Ils sont donc bien différents, sont-ils pour autant plus performants ?
Ces nouveaux entrepreneurs créent des entreprises par essence digitales et qui n’ont donc pas nécessité de se transformer pour s’adapter au nouvel environnement numérique. Dans un précédent post, nous présentions les deux voies de la transformation digitale : 1) création de valeur sur les produits et services et 2) performance des activités et du management.
La
génération Y a bien évidemment une avance considérable sur la deuxième voie et
sans doute peu sur la première. Leur manière de travailler est naturellement
digitale. Dans nos espaces de coworking ou dans nos incubateurs, nous savons
qu’il est inutile de prévoir des bureaux ou des ordinateurs. Ils ne travaillent
qu’avec leurs propres outils dans des espaces ouverts.

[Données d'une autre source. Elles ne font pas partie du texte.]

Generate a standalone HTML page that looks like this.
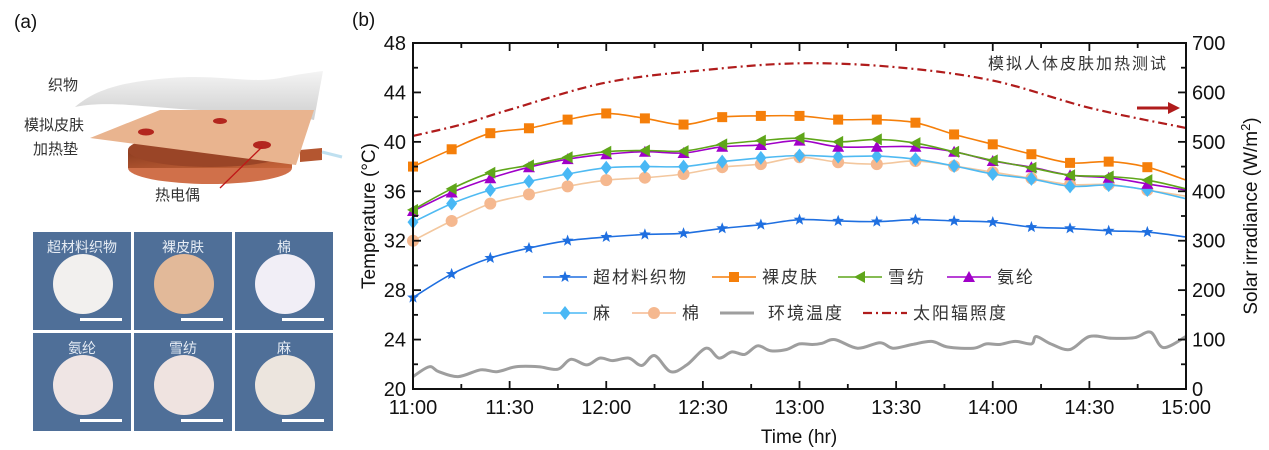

Le réseau social avec
son chat ou une plateforme collaborative est leur mode de coordination en lieu
et place du mail chronophage. Ils savent travailler à distance, à plusieurs et
de manière très efficace. Le management digital c’est pour eux le management
tout court.
C’est
cette avance culturelle qui peut les rendre plus performants. C’est pour cela,
je pense, que le groupe Accor a imaginé une solution originale en créant un
Comex bis composé exclusivement de personnes de moins de 30 ans.
Donc
oui, les entreprises portées par ces entrepreneurs Y ont une avance sur les
nouveaux modes de management et de travail digital. En revanche, rien ne dit
que leurs stratégies, leurs tactiques, leurs modes de développement et la
définition de leurs produits ou services soient plus performants que ceux des
entreprises dirigées par des « anciens » entrepreneurs.